When you break all the bones in a limb clean through, the muscles tense up to pull the broken ends together. But if the breaks aren’t in line, the muscles pull the bones past each other and you end up with a short, locked and spasmed limb. The only thing to do is pull against the muscles and get the two splintered ends to sit against each other as soon as possible.
This is accomplished by the doctor putting his foot in your armpit, and hauling on your hand. Meanwhile, two burly nurses pin your body to the trolley so you can’t move, and another nurse holds your head to one side so you can’t see the abominable things they are doing to your wrist.
You can, however, feel the ends of the broken bones grating against each other. It’s an interesting experience; luckily they had given me intravenous drugs of powerful effect; novocaine I think. It still hurt like hell, but I just didn’t care.
Strapped up like a Frankenstein, I lay in bed overnight while the experts pored over my X-Rays. It was a mess, they agreed. Next day, I was wheeled into the operating theatre, and lay there insensible for five hours while a team of two specialist surgeons and one Professor of Surgery cut me open and wiggled several bits of titanium and a whole pack of chipboard screws into the newly opened gaps in my wrist and ankle. See the photos.
When I came round, they told me I was lucky because they had just perfected a new technique that should enable me to regain almost complete usage of my wrist. It turned out that it had been shattered into so many fragments it took two plates and 12 screws to pin it all back together. My ankle had a piffling one plate and six screws. They all hurt. Various friends visited and gave me chocs and grapes and advice about motorcycling being a bad idea, nurses came by and plied me with heavy-grade opioids that did nothing at all, and the porters gave me a set of crutches as I hobbled out six days later.

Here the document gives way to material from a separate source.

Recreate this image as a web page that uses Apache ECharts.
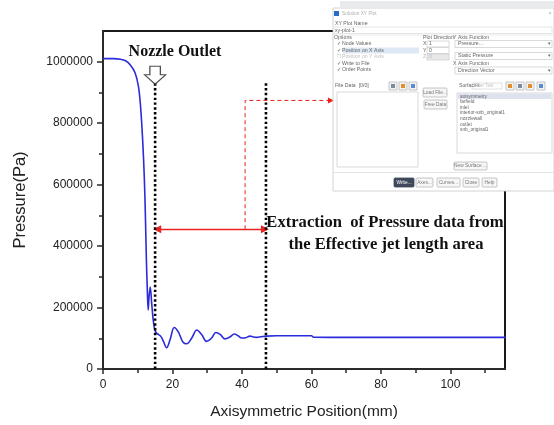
<!DOCTYPE html>
<html>
<head>
<meta charset="utf-8">
<style>
  html, body { margin: 0; padding: 0; background: #fff; }
  #chart { width: 554px; height: 425px; }
</style>
<script src="https://cdn.jsdelivr.net/npm/echarts@6/dist/echarts.min.js"></script>
</head>
<body>
<div id="chart"></div>
<script>
// Axial pressure profile along the jet axis (mm, Pa)
const positionMm = [0, 3, 5, 6.5, 7.8, 9.2, 10.2, 10.8, 11.4, 11.9, 12.2, 12.5, 12.75, 13.0, 13.25,
  13.6, 14.0, 14.4, 14.8, 15.3, 16.0, 16.6, 17.4, 18.3, 19.3, 20.5, 21.7, 23.0, 24.1, 25.5,
  27.0, 28.4, 29.8, 31.2, 32.5, 33.8, 35.1, 36.5, 37.8, 38.9, 39.9, 41.1, 42.3, 43.3, 44.2,
  45.5, 47, 50, 55, 60, 60.6, 70, 80, 90, 100, 110, 116];
const pressurePa = [1010000, 1010000, 1008000, 1003000, 990000, 965000, 920000, 856000, 748000, 619000, 500000, 350000, 260000, 192000, 235000,
  267000, 215000, 165000, 133000, 118000, 112000, 107000, 90000, 69000, 95000, 135000, 120000, 88000, 82000, 100000,
  127000, 112000, 90000, 100000, 119000, 112000, 98000, 104000, 114000, 108000, 101000, 102000, 107000, 104000, 103000,
  105000, 107000, 108000, 108000, 108000, 103500, 103000, 103000, 103000, 103000, 103000, 103000];

// Axis ticks
const xMajorTicks = [0, 20, 40, 60, 80, 100];
const xMinorTicks = [10, 30, 50, 70, 90, 110];
const yMajorTicks = [0, 200000, 400000, 600000, 800000, 1000000];
const yMinorTicks = [100000, 300000, 500000, 700000, 900000];
const xRange = [0, 115.7];
const yRange = [0, 1100000];

// Annotation positions (data units)
const nozzleOutletX = 15;
const jetEndX = 46.9;
const guideTopY = 930000;
const nozzleArrowY = 956000;
const spanArrowY = 455000;
const spanArrowX = [15.6, 46.6];
const calloutX = 40.9;
const calloutTopY = 874000;
const calloutEndX = 65.6;

const chart = echarts.init(document.getElementById('chart'));

const axisColor = '#2a2a2a';
const labelFont = { fontFamily: 'Liberation Sans', fontSize: 12, color: '#222' };

function valueAxis(dim, extra) {
  return Object.assign({
    type: 'value',
    min: dim === 'x' ? xRange[0] : yRange[0],
    max: dim === 'x' ? xRange[1] : yRange[1],
    splitLine: { show: false },
    axisLine: { show: true, lineStyle: { color: axisColor, width: 2 } }
  }, extra);
}

// Small dialog panel drawn with graphic primitives
const UI_FONT = 'Liberation Sans';
const ui = [];
function uRect(x, y, w, h, fill, stroke, extra) {
  ui.push(Object.assign({ type: 'rect', shape: { x, y, width: w, height: h },
    style: { fill: fill || 'none', stroke: stroke || null, lineWidth: 0.8 }, z: 100, silent: true }, extra || {}));
}
function uText(x, y, t, opts) {
  opts = opts || {};
  ui.push({ type: 'text', z: 101, silent: true,
    style: { text: t, x, y, fill: opts.color || '#666', font: (opts.weight || 'normal') + ' ' + (opts.size || 5.2) + 'px "' + UI_FONT + '"',
      align: opts.align || 'left', verticalAlign: 'middle' } });
}
function uLine(x1, y1, x2, y2, color) {
  ui.push({ type: 'line', z: 100, silent: true, shape: { x1, y1, x2, y2 }, style: { stroke: color || '#ddd', lineWidth: 0.8 } });
}
function uButton(x, y, w, h, t, dark) {
  uRect(x, y, w, h, dark ? '#3e4a5c' : '#f6f6f6', dark ? '#3e4a5c' : '#b8b8b8', { shape: { x, y, width: w, height: h, r: 1 } });
  uText(x + w / 2, y + h / 2, t, { align: 'center', color: dark ? '#fff' : '#777', size: 4.8 });
}
function uIcon(x, y, c) {
  uRect(x, y, 8, 8, '#f3f3f3', '#b8b8b8');
  uRect(x + 2, y + 2, 4, 4, c, null);
}
function uDrop(x, y, w, t) {
  uRect(x, y, w, 7, '#fff', '#cfcfcf');
  uText(x + 3, y + 3.5, t);
  uText(x + w - 3, y + 3.5, '▾', { align: 'center', size: 4.5 });
}

// window frame
uRect(340, 1, 214, 6, '#d6dae0', null, { style: { fill: '#d6dae0', opacity: 0.55 } });
uRect(333, 8, 221, 183, '#ffffff', '#c9c9c9');
uRect(334, 11, 5, 5, '#2b6cc4', null);
uText(342, 13.5, 'Solution XY Plot', { color: '#b0b0b0', size: 4.8 });
uText(550, 13.5, '×', { color: '#aaa', size: 5, align: 'center' });
uText(335, 24, 'XY Plot Name');
uRect(334, 27, 218, 6.5, '#fff', '#e0e0e0');
uText(335, 30.3, 'xy-plot-1');
uLine(333, 35, 554, 35, '#e4e4e4');

// options column
uText(334, 38, 'Options');
uRect(343, 47.5, 76, 6, '#dde8f5', null);
const optionRows = [['Node Values', true, 44], ['Position on X Axis', true, 50.5], ['Position on Y Axis', false, 57], ['Write to File', true, 63.5], ['Order Points', true, 70]];
optionRows.forEach(([t, on, y]) => {
  uText(337, y, on ? '✓' : '☐', { color: on ? '#555' : '#c8c8c8', size: 4.8 });
  uText(342, y, t, { color: on ? '#666' : '#c0c0c0' });
});

// plot direction
uText(423, 38, 'Plot Direction');
[['X', '1', 44, false], ['Y', '0', 50.5, false], ['Z', '0', 57, true]].forEach(([a, v, y, dis]) => {
  uText(423, y, a, { color: dis ? '#bbb' : '#666' });
  uRect(427, y - 3, 22, 6, dis ? '#e8e8e8' : '#fff', '#cfcfcf');
  uText(429, y, v, { color: dis ? '#bbb' : '#666' });
});

// axis functions
uText(453, 38, 'Y Axis Function');
uDrop(455, 40.5, 97, 'Pressure...');
uDrop(455, 52.5, 97, 'Static Pressure');
uText(453, 63.5, 'X Axis Function');
uDrop(455, 67, 97, 'Direction Vector');

// file data
uText(335, 86, 'File Data  [0/0]');
uIcon(389, 82, '#7a8aa0');
uIcon(399, 82, '#e09030');
uIcon(409, 82, '#5a8ad0');
uRect(337, 92, 81, 75, '#fff', '#cfcfcf');
uButton(423, 88, 24, 9, 'Load File...');
uButton(424, 100, 23, 9, 'Free Data');

// surfaces
uText(459, 86, 'Surfaces');
uRect(472, 83, 30, 6, '#fff', '#d8d8d8');
uText(474, 86, 'Filter Text', { color: '#c0c0c0', size: 4.5 });
uIcon(506, 82, '#e09030');
uIcon(516, 82, '#7a8aa0');
uIcon(526, 82, '#e09030');
uIcon(537, 82, '#5a8ad0');
uRect(457, 93, 95, 60, '#fff', '#cfcfcf');
uRect(458, 93.5, 93, 5.5, '#dde3ee', null);
const surfaceNames = ['axisymmetry', 'farfield', 'inlet', 'interior-snb_original1', 'nozzlewall', 'outlet', 'snb_original1'];
surfaceNames.forEach((t, i) => uText(460, 96.2 + i * 5.6, t, { size: 4.8 }));
uButton(454, 162, 33, 8, 'New Surface ...');

// bottom buttons
uLine(333, 172.5, 554, 172.5, '#dedede');
uButton(394, 178, 20, 9, 'Write...', true);
uButton(416, 178, 17, 9, 'Axes...');
uButton(437, 178, 23, 9, 'Curves...');
uButton(463, 178, 16, 9, 'Close');
uButton(482, 178, 15, 9, 'Help');

const serifBold = 'bold 16px "Liberation Serif"';
const noteFont = 'bold 16.6px "Liberation Serif"';
const annotations = [
  { type: 'text', z: 50, silent: true, style: { text: 'Nozzle Outlet', x: 175, y: 52, font: serifBold, fill: '#111', align: 'center', verticalAlign: 'middle' } },
  { type: 'text', z: 50, silent: true, style: { text: 'Extraction  of Pressure data from', x: 385, y: 223, font: noteFont, fill: '#111', align: 'center', verticalAlign: 'middle' } },
  { type: 'text', z: 50, silent: true, style: { text: 'the Effective jet length area', x: 386, y: 245, font: noteFont, fill: '#111', align: 'center', verticalAlign: 'middle' } }
];

const dotted = { color: '#000', width: 2.6, type: [2.4, 2.4] };

chart.setOption({
  animation: false,
  backgroundColor: '#fff',
  grid: { left: 103, right: 49, top: 31, bottom: 53, show: true, borderColor: '#1a1a1a', borderWidth: 2, backgroundColor: 'transparent' },
  xAxis: [
    valueAxis('x', {
      name: 'Axisymmetric Position(mm)', nameLocation: 'middle', nameGap: 35,
      nameTextStyle: { fontFamily: 'Liberation Sans', fontSize: 15.5, color: '#222' },
      axisTick: { show: true, inside: false, length: 5, customValues: xMajorTicks, lineStyle: { color: axisColor, width: 1.5 } },
      axisLabel: Object.assign({ margin: 10, customValues: xMajorTicks, formatter: v => String(v) }, labelFont)
    }),
    valueAxis('x', {
      gridIndex: 0, position: 'bottom',
      axisLine: { show: false },
      axisTick: { show: true, inside: false, length: 4, customValues: xMinorTicks, lineStyle: { color: axisColor, width: 1.5 } },
      axisLabel: { show: false }
    })
  ],
  yAxis: [
    valueAxis('y', {
      name: 'Pressure(Pa)', nameLocation: 'middle', nameGap: 74, nameRotate: 90,
      nameTextStyle: { fontFamily: 'Liberation Sans', fontSize: 16.5, color: '#222' },
      axisTick: { show: true, inside: false, length: 6, customValues: yMajorTicks, lineStyle: { color: axisColor, width: 1.5 } },
      axisLabel: Object.assign({ margin: 10, customValues: yMajorTicks, formatter: v => String(v) }, labelFont)
    }),
    valueAxis('y', {
      position: 'left', offset: 0,
      axisLine: { show: false },
      axisTick: { show: true, inside: false, length: 4, customValues: yMinorTicks, lineStyle: { color: axisColor, width: 1.5 } },
      axisLabel: { show: false }
    })
  ],
  series: [
    {
      name: 'Pressure', type: 'line', smooth: 0.35, symbol: 'none', z: 5,
      lineStyle: { color: '#2b2bdb', width: 1.6 },
      data: positionMm.map((x, i) => [x, pressurePa[i]])
    },
    {
      name: 'Nozzle outlet', type: 'line', symbol: 'none', z: 6, silent: true,
      lineStyle: dotted,
      data: [[nozzleOutletX, guideTopY], [nozzleOutletX, 0]]
    },
    {
      name: 'Jet end', type: 'line', symbol: 'none', z: 6, silent: true,
      lineStyle: dotted,
      data: [[jetEndX, guideTopY], [jetEndX, 0]]
    },
    {
      name: 'Outlet marker', type: 'scatter', z: 7, silent: true,
      symbol: 'path://M5,0 L15,0 L15,9 L20,9 L10,19 L0,9 L5,9 Z',
      symbolSize: [21, 18],
      itemStyle: { color: '#fff', borderColor: '#222', borderWidth: 1.2 },
      data: [[nozzleOutletX, nozzleArrowY]]
    },
    {
      name: 'Callout', type: 'line', symbol: 'none', z: 6, silent: true,
      lineStyle: { color: '#e8231f', width: 1, type: [4, 3] },
      data: [[calloutX, spanArrowY], [calloutX, calloutTopY], [calloutEndX, calloutTopY]],
      markLine: {
        silent: true, symbol: ['none', 'triangle'], symbolSize: 6,
        label: { show: false },
        lineStyle: { color: '#e8231f', width: 1, type: 'solid' },
        data: [[{ coord: [calloutEndX - 1, calloutTopY] }, { coord: [calloutEndX, calloutTopY] }]]
      }
    },
    {
      name: 'Span', type: 'line', symbol: 'none', z: 6, silent: true,
      data: [],
      markLine: {
        silent: true, symbol: ['triangle', 'triangle'], symbolSize: 8,
        label: { show: false },
        lineStyle: { color: '#e8231f', width: 1.3, type: 'solid' },
        data: [[{ coord: [spanArrowX[0], spanArrowY] }, { coord: [spanArrowX[1], spanArrowY] }]]
      }
    }
  ],
  graphic: annotations.concat(ui)
});
</script>
</body>
</html>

Six months later I was walking, riding, cycling and even laughing when I showed people my scars. I am certainly glad I crashed close to NUH; a friend in Australia who worked in a hospital there inspected my wrist and said that kind of quality would cost at least $50,000 in Oz, and I might not regain full use of the wrist.
Now, I don’t even know all those plates and screws are still in there, several years later. Full strength, full mobility, not even a tiny sign of the repair — well, a scar or two is all. And because it’s titanium, I don’t set off the alarms at airport scanners either.
Absolutely superb job, guys. I was billed $5000 including my hospital stay and meals, including follow up physio. If you are thinking of crashing your bike, can I recommend Singapore as the place to do it? I’m certainly glad I was there — thanks Lion City, I owe you.